Does Donating Blood Affect Blood Pressure?

You probably already know that blood donation saves millions of lives each year, but did you know that it is beneficial to other people besides the recipient? When a person donates blood, they are not only saving the lives of up to three people (per American Red Cross), but they are also helping themselves. The act of blood donation is beneficial to the donor in ways that go far beyond the sense of satisfaction that comes from helping others (per Health Matters).

One potential benefit of donating blood is a reduction in blood pressure, according to a 2016 study published in Transfusion. Dr. Robert A. DeSimone told Health Matters that donating blood reduces blood pressure and the risk of heart attacks because "if your hemoglobin is too high, blood donation helps to lower the viscosity of the blood, which has been associated with the formation of blood clots, heart attacks, and stroke."

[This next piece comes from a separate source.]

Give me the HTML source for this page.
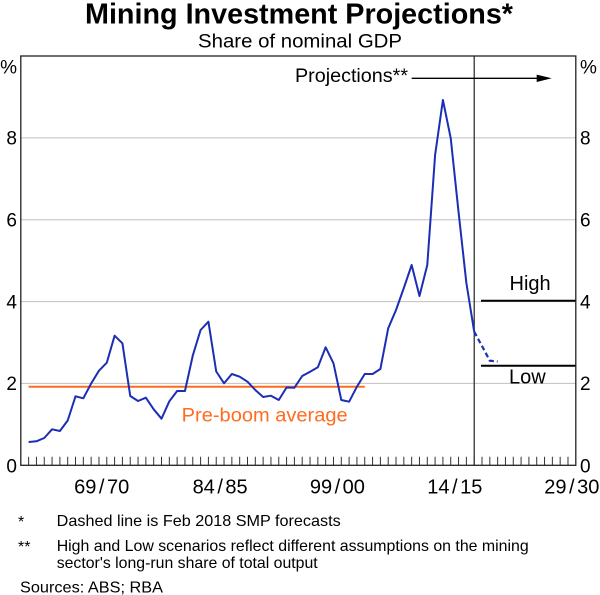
<!DOCTYPE html>
<html>
<head>
<meta charset="utf-8">
<style>
  html, body { margin: 0; padding: 0; background: #ffffff; }
  svg { display: block; }
  text { font-family: "Liberation Sans", Arial, sans-serif; fill: #000; }
</style>
</head>
<body>
<svg width="600" height="595" viewBox="0 0 600 595" xmlns="http://www.w3.org/2000/svg">
  <rect x="0" y="0" width="600" height="595" fill="#ffffff"/>

  <!-- Title -->
  <text x="85" y="23.3" font-size="28.5" font-weight="bold" textLength="428" lengthAdjust="spacingAndGlyphs">Mining Investment Projections*</text>
  <text x="198" y="47.3" font-size="19" textLength="204" lengthAdjust="spacingAndGlyphs">Share of nominal GDP</text>

  <!-- Gridlines -->
  <g stroke="#c0c0c0" stroke-width="1">
    <line x1="20.8" y1="137.9" x2="575.8" y2="137.9"/>
    <line x1="20.8" y1="219.7" x2="575.8" y2="219.7"/>
    <line x1="20.8" y1="301.6" x2="575.8" y2="301.6"/>
    <line x1="20.8" y1="383.4" x2="575.8" y2="383.4"/>
  </g>

  <!-- Pre-boom average -->
  <line x1="28.62" y1="386.7" x2="364.75" y2="386.7" stroke="#ff6b1f" stroke-width="2"/>
  <text x="181.7" y="421.7" font-size="19" textLength="166" lengthAdjust="spacingAndGlyphs" style="fill:#ff6b1f">Pre-boom average</text>

  <!-- Divider -->
  <line x1="474.2" y1="56" x2="474.2" y2="465.3" stroke="#222" stroke-width="1.2"/>

  <!-- Projection arrow -->
  <line x1="411.7" y1="78.3" x2="538" y2="78.3" stroke="#000" stroke-width="1.3"/>
  <polygon points="536.7,74.6 551.7,78.3 536.7,82" fill="#000"/>
  <text x="295" y="82" font-size="19" textLength="113" lengthAdjust="spacingAndGlyphs">Projections**</text>

  <!-- High / Low scenarios -->
  <line x1="481" y1="300.7" x2="575.8" y2="300.7" stroke="#000" stroke-width="2"/>
  <line x1="481" y1="365.7" x2="575.8" y2="365.7" stroke="#000" stroke-width="2"/>
  <text x="509.5" y="290" font-size="20">High</text>
  <text x="509" y="383.5" font-size="20">Low</text>

  <!-- Series -->
  <polyline fill="none" stroke="#1c2eb5" stroke-width="2" stroke-linejoin="round"
    points="28.62,442 36.43,441.3 44.25,438 52.07,429.3 59.89,431 67.70,420.5 75.52,396.3 83.34,398.3 91.15,383.5 98.97,370.7 106.79,362.7 114.60,335.7 122.42,343.3 130.24,396 138.06,401 145.87,397.7 153.69,409.3 161.51,418.7 169.32,401.3 177.14,391 184.96,391 192.77,355.6 200.59,330 208.41,321.7 216.23,371.5 224.04,383.3 231.86,374 239.68,376.7 247.49,381.7 255.31,390 263.13,397 270.94,395.7 278.76,400 286.58,387.5 294.40,387.7 302.21,376 310.03,371.7 317.85,367.3 325.66,347.3 333.48,363.3 341.30,400 349.11,401.7 356.93,386.7 364.75,374 372.57,374 380.38,369 388.20,328.3 396.02,310 403.83,288 411.65,265 419.47,296 427.28,265 435.10,155 442.92,100 450.74,138.3 458.55,212 466.37,283 474.19,331.7"/>
  <polyline fill="none" stroke="#1c2eb5" stroke-width="2.2" stroke-dasharray="5,3"
    points="474.19,331.7 482.0,346 489.8,360.7 497.6,361.5"/>

  <!-- Ticks -->
  <path stroke="#333" stroke-width="1" fill="none" d="M28.62 465.3V456.8M36.43 465.3V456.8M44.25 465.3V456.8M52.07 465.3V456.8M59.89 465.3V456.8M67.70 465.3V456.8M75.52 465.3V456.8M83.34 465.3V456.8M91.15 465.3V456.8M98.97 465.3V456.8M106.79 465.3V456.8M114.60 465.3V456.8M122.42 465.3V456.8M130.24 465.3V456.8M138.06 465.3V456.8M145.87 465.3V456.8M153.69 465.3V456.8M161.51 465.3V456.8M169.32 465.3V456.8M177.14 465.3V456.8M184.96 465.3V456.8M192.77 465.3V456.8M200.59 465.3V456.8M208.41 465.3V456.8M216.23 465.3V456.8M224.04 465.3V456.8M231.86 465.3V456.8M239.68 465.3V456.8M247.49 465.3V456.8M255.31 465.3V456.8M263.13 465.3V456.8M270.94 465.3V456.8M278.76 465.3V456.8M286.58 465.3V456.8M294.40 465.3V456.8M302.21 465.3V456.8M310.03 465.3V456.8M317.85 465.3V456.8M325.66 465.3V456.8M333.48 465.3V456.8M341.30 465.3V456.8M349.11 465.3V456.8M356.93 465.3V456.8M364.75 465.3V456.8M372.57 465.3V456.8M380.38 465.3V456.8M388.20 465.3V456.8M396.02 465.3V456.8M403.83 465.3V456.8M411.65 465.3V456.8M419.47 465.3V456.8M427.28 465.3V456.8M435.10 465.3V456.8M442.92 465.3V456.8M450.74 465.3V456.8M458.55 465.3V456.8M466.37 465.3V456.8M474.19 465.3V456.8M482.00 465.3V456.8M489.82 465.3V456.8M497.64 465.3V456.8M505.45 465.3V456.8M513.27 465.3V456.8M521.09 465.3V456.8M528.91 465.3V456.8M536.72 465.3V456.8M544.54 465.3V456.8M552.36 465.3V456.8M560.17 465.3V456.8M567.99 465.3V456.8"/>

  <!-- Plot frame -->
  <rect x="20.8" y="56" width="555" height="409.3" fill="none" stroke="#222" stroke-width="1.3"/>

  <!-- Y axis labels left -->
  <g font-size="19" text-anchor="end">
    <text x="17" y="73.3">%</text>
    <text x="17" y="144.7">8</text>
    <text x="17" y="226.5">6</text>
    <text x="17" y="308.4">4</text>
    <text x="17" y="390.2">2</text>
    <text x="17" y="472.5">0</text>
  </g>
  <!-- Y axis labels right -->
  <g font-size="19" text-anchor="start">
    <text x="580" y="73.3">%</text>
    <text x="580" y="144.7">8</text>
    <text x="580" y="226.5">6</text>
    <text x="580" y="308.4">4</text>
    <text x="580" y="390.2">2</text>
    <text x="580" y="472.5">0</text>
  </g>

  <!-- X axis labels -->
  <g font-size="20" text-anchor="middle">
    <text x="101.7" y="493.5">69<tspan dx="2.5">/</tspan><tspan dx="2.5">70</tspan></text>
    <text x="220.1" y="493.5">84<tspan dx="2.5">/</tspan><tspan dx="2.5">85</tspan></text>
    <text x="337.4" y="493.5">99<tspan dx="2.5">/</tspan><tspan dx="2.5">00</tspan></text>
    <text x="454.8" y="493.5">14<tspan dx="2.5">/</tspan><tspan dx="2.5">15</tspan></text>
    <text x="571.8" y="493.5">29<tspan dx="2.5">/</tspan><tspan dx="2.5">30</tspan></text>
  </g>

  <!-- Footnotes -->
  <g font-size="16">
    <text x="18" y="527">*</text>
    <text x="56.7" y="526" textLength="284" lengthAdjust="spacingAndGlyphs">Dashed line is Feb 2018 SMP forecasts</text>
    <text x="18" y="552">**</text>
    <text x="56.7" y="551" textLength="472" lengthAdjust="spacingAndGlyphs">High and Low scenarios reflect different assumptions on the mining</text>
    <text x="56.7" y="568" textLength="261" lengthAdjust="spacingAndGlyphs">sector's long-run share of total output</text>
    <text x="20" y="592.7" textLength="143" lengthAdjust="spacingAndGlyphs">Sources: ABS; RBA</text>
  </g>
</svg>
</body>
</html>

In other words, donating blood may reduce blockages in the arteries, and promote healthy blood flow.

This is why blood donation is beneficial to heart health

In the United States, roughly half of adults have high blood pressure (via University of Alabama). Known as the "silent killer," high blood pressure is a prominent risk factor for heart disease, which is the most common cause of death among Americans, according to the CDC. Thus, it is good news whenever we discover any activity that may bring blood pressure to healthy levels. We already know that diet, exercise, and cutting back on caffeine can reduce your blood pressure (per Mayo Clinic), but donating blood may be a way to reduce your blood pressure whilst helping others in the process.

While the research is mixed as to whether the act of blood donation actually reduces blood pressure or merely appears to do so (per Transfusion), it is likely beneficial regardless. Experts at Transfusion Medicine say that because blood pressure is measured prior to blood donation, blood donation is an opportunity to raise awareness about hypertension. Donating blood also reduces your level of cholesterol and iron, which may lower your risk of heart disease (via Journal of Blood Medicine).

Studies have also found that people who donate blood have a lower risk of dying in any given year, on average (per Medical News Today). While we may not know if this is due to correlation or causation, blood donation is undeniably a worthwhile activity that may not only help you, but also saves the lives of others.